**WHAT YOU WILL DO**
Output the material word for word. Leave each picture out.

**RECORDED INFORMATION**
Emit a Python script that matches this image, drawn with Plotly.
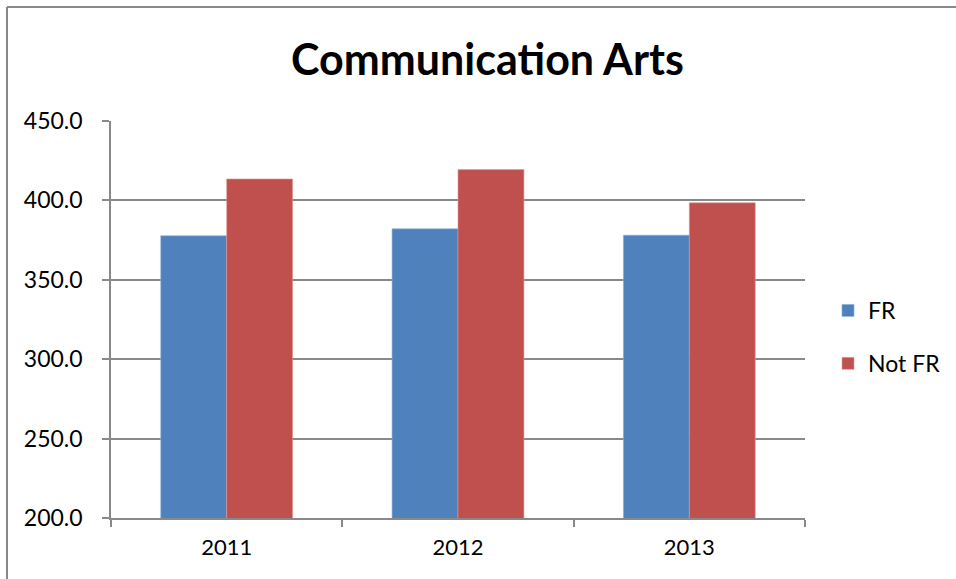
import plotly.graph_objects as go

years = ["2011", "2012", "2013"]
fr_values = [377.7, 382.1, 378.1]
not_fr_values = [413.5, 419.4, 398.5]
series_names = ["FR", "Not FR"]
title_text = "Communication Arts"

W, H = 956, 579
L, R, T, B = 111, 151, 121, 61
pw, ph = W - L - R, H - T - B

FONT = "Lato, 'Open Sans', sans-serif"
GRID = "#898989"

fig = go.Figure()
fig.add_trace(go.Bar(x=years, y=fr_values, name=series_names[0], legendgroup="a",
                     marker=dict(color="#4F81BD", line=dict(color="#8FAEDA", width=0.6))))
fig.add_trace(go.Bar(x=years, y=not_fr_values, name=series_names[1], legendgroup="b",
                     marker=dict(color="#C0504D", line=dict(color="#DD9A98", width=0.6))))

# outer chart border (top/left visible, cropped on right/bottom)
bx0 = (7 - L) / pw
by1 = (H - B - 7) / ph
fig.add_shape(type="line", xref="paper", yref="paper", x0=bx0, x1=bx0, y0=-1, y1=by1,
              line=dict(color=GRID, width=2))
fig.add_shape(type="line", xref="paper", yref="paper", x0=bx0, x1=2, y0=by1, y1=by1,
              line=dict(color=GRID, width=2))

fig.update_layout(
    width=W, height=H,
    margin=dict(l=L, r=R, t=T, b=B, autoexpand=False),
    paper_bgcolor="white", plot_bgcolor="white",
    barmode="group", bargap=0.43, bargroupgap=0,
    title=dict(text="<b>" + title_text + "</b>", x=487.5 / W, xanchor="center",
               y=1 - 60 / H, yanchor="middle",
               font=dict(family=FONT, size=43, color="black")),
    font=dict(family=FONT, size=22, color="black"),
    showlegend=True,
    legend=dict(x=(828 - L) / pw, xanchor="left", y=(H - B - 337) / ph, yanchor="middle",
                font=dict(family=FONT, size=23, color="black"),
                traceorder="grouped", tracegroupgap=20,
                bgcolor="rgba(0,0,0,0)", itemwidth=30),
    xaxis=dict(showgrid=False, showline=True, linecolor=GRID, linewidth=1.5,
               ticks="outside", ticklen=7, tickcolor=GRID, tickwidth=1.5,
               tickson="boundaries", tickfont=dict(family=FONT, size=22),
               ticklabelstandoff=9),
    yaxis=dict(range=[200, 450], dtick=50, tickformat=".1f",
               showgrid=True, gridcolor=GRID, gridwidth=1.5,
               showline=True, linecolor=GRID, linewidth=1.5,
               ticks="outside", ticklen=7, tickcolor=GRID, tickwidth=1.5,
               tickfont=dict(family=FONT, size=23), ticklabelstandoff=15,
               zeroline=False),
)

fig.write_html("out.html")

**OUTPUT FOR THIS TASK**
Emit a Python script that matches this image, drawn with Plotly.
import plotly.graph_objects as go

years = ["2011", "2012", "2013"]
fr_values = [377.7, 382.1, 378.1]
not_fr_values = [413.5, 419.4, 398.5]
series_names = ["FR", "Not FR"]
title_text = "Communication Arts"

W, H = 956, 579
L, R, T, B = 111, 151, 121, 61
pw, ph = W - L - R, H - T - B

FONT = "Lato, 'Open Sans', sans-serif"
GRID = "#898989"

fig = go.Figure()
fig.add_trace(go.Bar(x=years, y=fr_values, name=series_names[0], legendgroup="a",
                     marker=dict(color="#4F81BD", line=dict(color="#8FAEDA", width=0.6))))
fig.add_trace(go.Bar(x=years, y=not_fr_values, name=series_names[1], legendgroup="b",
                     marker=dict(color="#C0504D", line=dict(color="#DD9A98", width=0.6))))

# outer chart border (top/left visible, cropped on right/bottom)
bx0 = (7 - L) / pw
by1 = (H - B - 7) / ph
fig.add_shape(type="line", xref="paper", yref="paper", x0=bx0, x1=bx0, y0=-1, y1=by1,
              line=dict(color=GRID, width=2))
fig.add_shape(type="line", xref="paper", yref="paper", x0=bx0, x1=2, y0=by1, y1=by1,
              line=dict(color=GRID, width=2))

fig.update_layout(
    width=W, height=H,
    margin=dict(l=L, r=R, t=T, b=B, autoexpand=False),
    paper_bgcolor="white", plot_bgcolor="white",
    barmode="group", bargap=0.43, bargroupgap=0,
    title=dict(text="<b>" + title_text + "</b>", x=487.5 / W, xanchor="center",
               y=1 - 60 / H, yanchor="middle",
               font=dict(family=FONT, size=43, color="black")),
    font=dict(family=FONT, size=22, color="black"),
    showlegend=True,
    legend=dict(x=(828 - L) / pw, xanchor="left", y=(H - B - 337) / ph, yanchor="middle",
                font=dict(family=FONT, size=23, color="black"),
                traceorder="grouped", tracegroupgap=20,
                bgcolor="rgba(0,0,0,0)", itemwidth=30),
    xaxis=dict(showgrid=False, showline=True, linecolor=GRID, linewidth=1.5,
               ticks="outside", ticklen=7, tickcolor=GRID, tickwidth=1.5,
               tickson="boundaries", tickfont=dict(family=FONT, size=22),
               ticklabelstandoff=9),
    yaxis=dict(range=[200, 450], dtick=50, tickformat=".1f",
               showgrid=True, gridcolor=GRID, gridwidth=1.5,
               showline=True, linecolor=GRID, linewidth=1.5,
               ticks="outside", ticklen=7, tickcolor=GRID, tickwidth=1.5,
               tickfont=dict(family=FONT, size=23), ticklabelstandoff=15,
               zeroline=False),
)

fig.write_html("out.html")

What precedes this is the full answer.